GIVEN MATERIAL:
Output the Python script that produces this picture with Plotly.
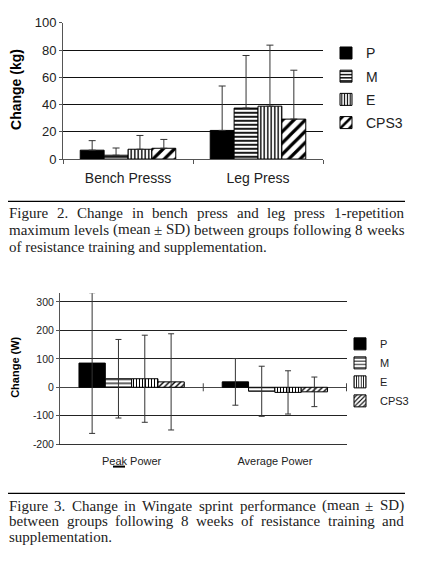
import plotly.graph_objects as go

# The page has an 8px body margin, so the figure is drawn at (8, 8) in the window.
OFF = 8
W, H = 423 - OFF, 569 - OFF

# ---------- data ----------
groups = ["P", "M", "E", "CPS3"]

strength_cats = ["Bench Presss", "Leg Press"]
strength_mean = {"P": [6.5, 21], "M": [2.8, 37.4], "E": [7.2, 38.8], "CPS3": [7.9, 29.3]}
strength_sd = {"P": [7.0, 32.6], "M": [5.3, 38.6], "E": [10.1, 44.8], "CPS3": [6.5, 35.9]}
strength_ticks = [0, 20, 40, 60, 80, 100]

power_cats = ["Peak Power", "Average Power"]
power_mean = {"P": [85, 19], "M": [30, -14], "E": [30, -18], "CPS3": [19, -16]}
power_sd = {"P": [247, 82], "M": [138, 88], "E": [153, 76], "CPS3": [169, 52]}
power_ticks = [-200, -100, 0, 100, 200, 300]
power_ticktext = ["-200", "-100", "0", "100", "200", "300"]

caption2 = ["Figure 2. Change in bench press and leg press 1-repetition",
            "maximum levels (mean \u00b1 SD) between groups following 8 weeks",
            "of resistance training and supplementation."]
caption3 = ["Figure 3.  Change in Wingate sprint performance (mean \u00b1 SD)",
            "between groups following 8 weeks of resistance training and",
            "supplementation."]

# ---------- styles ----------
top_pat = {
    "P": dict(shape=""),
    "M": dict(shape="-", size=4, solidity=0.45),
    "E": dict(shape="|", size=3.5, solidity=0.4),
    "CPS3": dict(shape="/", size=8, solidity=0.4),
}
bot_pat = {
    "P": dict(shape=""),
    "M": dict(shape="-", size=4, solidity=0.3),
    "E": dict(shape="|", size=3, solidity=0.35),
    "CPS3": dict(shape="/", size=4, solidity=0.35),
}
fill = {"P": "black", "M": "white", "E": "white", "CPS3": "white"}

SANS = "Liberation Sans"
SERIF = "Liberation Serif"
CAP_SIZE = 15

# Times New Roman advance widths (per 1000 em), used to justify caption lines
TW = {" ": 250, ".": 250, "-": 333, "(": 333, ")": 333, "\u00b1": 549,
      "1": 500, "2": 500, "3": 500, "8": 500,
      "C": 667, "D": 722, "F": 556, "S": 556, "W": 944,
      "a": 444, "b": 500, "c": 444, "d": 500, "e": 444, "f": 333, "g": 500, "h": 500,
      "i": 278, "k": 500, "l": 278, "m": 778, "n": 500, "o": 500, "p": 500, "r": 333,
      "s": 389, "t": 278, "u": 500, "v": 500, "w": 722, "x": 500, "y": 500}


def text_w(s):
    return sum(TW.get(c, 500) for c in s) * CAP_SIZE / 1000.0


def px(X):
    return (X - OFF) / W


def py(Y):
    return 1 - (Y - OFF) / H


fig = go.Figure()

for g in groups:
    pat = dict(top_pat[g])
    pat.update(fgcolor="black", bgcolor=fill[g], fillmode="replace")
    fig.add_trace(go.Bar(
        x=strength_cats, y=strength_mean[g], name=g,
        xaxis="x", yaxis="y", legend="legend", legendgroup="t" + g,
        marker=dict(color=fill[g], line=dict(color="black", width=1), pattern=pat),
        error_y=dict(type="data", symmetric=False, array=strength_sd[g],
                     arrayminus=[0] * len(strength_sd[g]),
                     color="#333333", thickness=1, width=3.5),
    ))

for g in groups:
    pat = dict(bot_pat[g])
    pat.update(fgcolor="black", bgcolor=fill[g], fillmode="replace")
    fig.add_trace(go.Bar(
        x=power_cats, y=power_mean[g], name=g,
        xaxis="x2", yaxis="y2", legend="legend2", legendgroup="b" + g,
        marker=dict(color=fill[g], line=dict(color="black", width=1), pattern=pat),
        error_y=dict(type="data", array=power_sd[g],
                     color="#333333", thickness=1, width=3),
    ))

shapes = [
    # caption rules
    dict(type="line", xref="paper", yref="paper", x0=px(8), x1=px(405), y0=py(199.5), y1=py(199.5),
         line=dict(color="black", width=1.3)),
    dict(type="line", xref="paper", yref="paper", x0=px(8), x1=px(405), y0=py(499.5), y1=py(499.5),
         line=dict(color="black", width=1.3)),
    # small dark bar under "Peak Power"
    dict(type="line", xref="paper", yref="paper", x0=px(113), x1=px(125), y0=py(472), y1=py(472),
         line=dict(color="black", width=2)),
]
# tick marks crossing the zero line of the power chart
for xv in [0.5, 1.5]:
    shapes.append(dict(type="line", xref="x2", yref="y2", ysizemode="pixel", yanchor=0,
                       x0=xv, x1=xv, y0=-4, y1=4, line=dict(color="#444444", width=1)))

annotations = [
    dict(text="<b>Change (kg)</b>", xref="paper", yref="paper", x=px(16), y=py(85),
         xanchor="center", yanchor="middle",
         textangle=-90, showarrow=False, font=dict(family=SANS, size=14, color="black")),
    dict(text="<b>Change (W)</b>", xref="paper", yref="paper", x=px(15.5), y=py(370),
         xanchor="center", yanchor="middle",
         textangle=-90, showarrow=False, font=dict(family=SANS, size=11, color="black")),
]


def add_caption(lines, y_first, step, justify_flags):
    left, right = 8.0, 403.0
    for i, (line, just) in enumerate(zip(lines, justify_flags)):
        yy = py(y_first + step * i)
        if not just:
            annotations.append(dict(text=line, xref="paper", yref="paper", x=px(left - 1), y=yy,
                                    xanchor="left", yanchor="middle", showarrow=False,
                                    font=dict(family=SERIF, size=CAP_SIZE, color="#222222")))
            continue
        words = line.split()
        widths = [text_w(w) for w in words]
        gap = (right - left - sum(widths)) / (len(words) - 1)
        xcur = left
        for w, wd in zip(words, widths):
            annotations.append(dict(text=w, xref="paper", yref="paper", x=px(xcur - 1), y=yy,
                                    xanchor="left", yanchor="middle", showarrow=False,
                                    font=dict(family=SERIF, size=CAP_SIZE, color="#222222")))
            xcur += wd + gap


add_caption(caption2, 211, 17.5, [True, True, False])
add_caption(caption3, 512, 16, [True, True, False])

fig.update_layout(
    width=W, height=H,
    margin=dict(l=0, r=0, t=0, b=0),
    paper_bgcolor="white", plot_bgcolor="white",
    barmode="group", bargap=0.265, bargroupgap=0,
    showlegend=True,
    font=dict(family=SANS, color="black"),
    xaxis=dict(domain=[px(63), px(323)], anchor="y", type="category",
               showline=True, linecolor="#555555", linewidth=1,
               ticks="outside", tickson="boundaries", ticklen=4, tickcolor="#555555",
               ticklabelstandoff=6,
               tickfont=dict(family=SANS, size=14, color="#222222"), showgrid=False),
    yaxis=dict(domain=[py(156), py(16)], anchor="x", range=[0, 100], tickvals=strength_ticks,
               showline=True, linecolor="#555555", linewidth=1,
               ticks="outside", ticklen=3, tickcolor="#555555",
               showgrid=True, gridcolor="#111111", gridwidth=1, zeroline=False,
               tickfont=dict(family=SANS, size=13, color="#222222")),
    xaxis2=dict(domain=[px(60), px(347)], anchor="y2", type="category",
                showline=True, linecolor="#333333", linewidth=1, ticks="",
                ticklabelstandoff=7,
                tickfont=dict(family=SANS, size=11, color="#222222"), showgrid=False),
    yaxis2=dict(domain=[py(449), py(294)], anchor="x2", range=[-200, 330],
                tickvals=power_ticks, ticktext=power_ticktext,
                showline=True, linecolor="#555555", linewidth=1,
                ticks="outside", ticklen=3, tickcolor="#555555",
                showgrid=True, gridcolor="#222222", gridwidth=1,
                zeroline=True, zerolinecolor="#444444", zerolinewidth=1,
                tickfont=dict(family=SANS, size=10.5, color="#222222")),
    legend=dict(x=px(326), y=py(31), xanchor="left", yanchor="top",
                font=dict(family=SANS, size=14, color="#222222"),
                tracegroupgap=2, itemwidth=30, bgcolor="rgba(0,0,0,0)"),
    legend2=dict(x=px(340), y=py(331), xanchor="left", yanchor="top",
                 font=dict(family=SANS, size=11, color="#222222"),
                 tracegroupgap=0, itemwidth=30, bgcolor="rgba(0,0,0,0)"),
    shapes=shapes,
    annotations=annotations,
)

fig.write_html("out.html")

WRITTEN REQUEST:
Only the lines from the start of the material through the line containing "CAP_SIZE = 15" should be transcribed. Pictures stay out.

CORRECT RESPONSE:
Output the Python script that produces this picture with Plotly.
import plotly.graph_objects as go

# The page has an 8px body margin, so the figure is drawn at (8, 8) in the window.
OFF = 8
W, H = 423 - OFF, 569 - OFF

# ---------- data ----------
groups = ["P", "M", "E", "CPS3"]

strength_cats = ["Bench Presss", "Leg Press"]
strength_mean = {"P": [6.5, 21], "M": [2.8, 37.4], "E": [7.2, 38.8], "CPS3": [7.9, 29.3]}
strength_sd = {"P": [7.0, 32.6], "M": [5.3, 38.6], "E": [10.1, 44.8], "CPS3": [6.5, 35.9]}
strength_ticks = [0, 20, 40, 60, 80, 100]

power_cats = ["Peak Power", "Average Power"]
power_mean = {"P": [85, 19], "M": [30, -14], "E": [30, -18], "CPS3": [19, -16]}
power_sd = {"P": [247, 82], "M": [138, 88], "E": [153, 76], "CPS3": [169, 52]}
power_ticks = [-200, -100, 0, 100, 200, 300]
power_ticktext = ["-200", "-100", "0", "100", "200", "300"]

caption2 = ["Figure 2. Change in bench press and leg press 1-repetition",
            "maximum levels (mean \u00b1 SD) between groups following 8 weeks",
            "of resistance training and supplementation."]
caption3 = ["Figure 3.  Change in Wingate sprint performance (mean \u00b1 SD)",
            "between groups following 8 weeks of resistance training and",
            "supplementation."]

# ---------- styles ----------
top_pat = {
    "P": dict(shape=""),
    "M": dict(shape="-", size=4, solidity=0.45),
    "E": dict(shape="|", size=3.5, solidity=0.4),
    "CPS3": dict(shape="/", size=8, solidity=0.4),
}
bot_pat = {
    "P": dict(shape=""),
    "M": dict(shape="-", size=4, solidity=0.3),
    "E": dict(shape="|", size=3, solidity=0.35),
    "CPS3": dict(shape="/", size=4, solidity=0.35),
}
fill = {"P": "black", "M": "white", "E": "white", "CPS3": "white"}

SANS = "Liberation Sans"
SERIF = "Liberation Serif"
CAP_SIZE = 15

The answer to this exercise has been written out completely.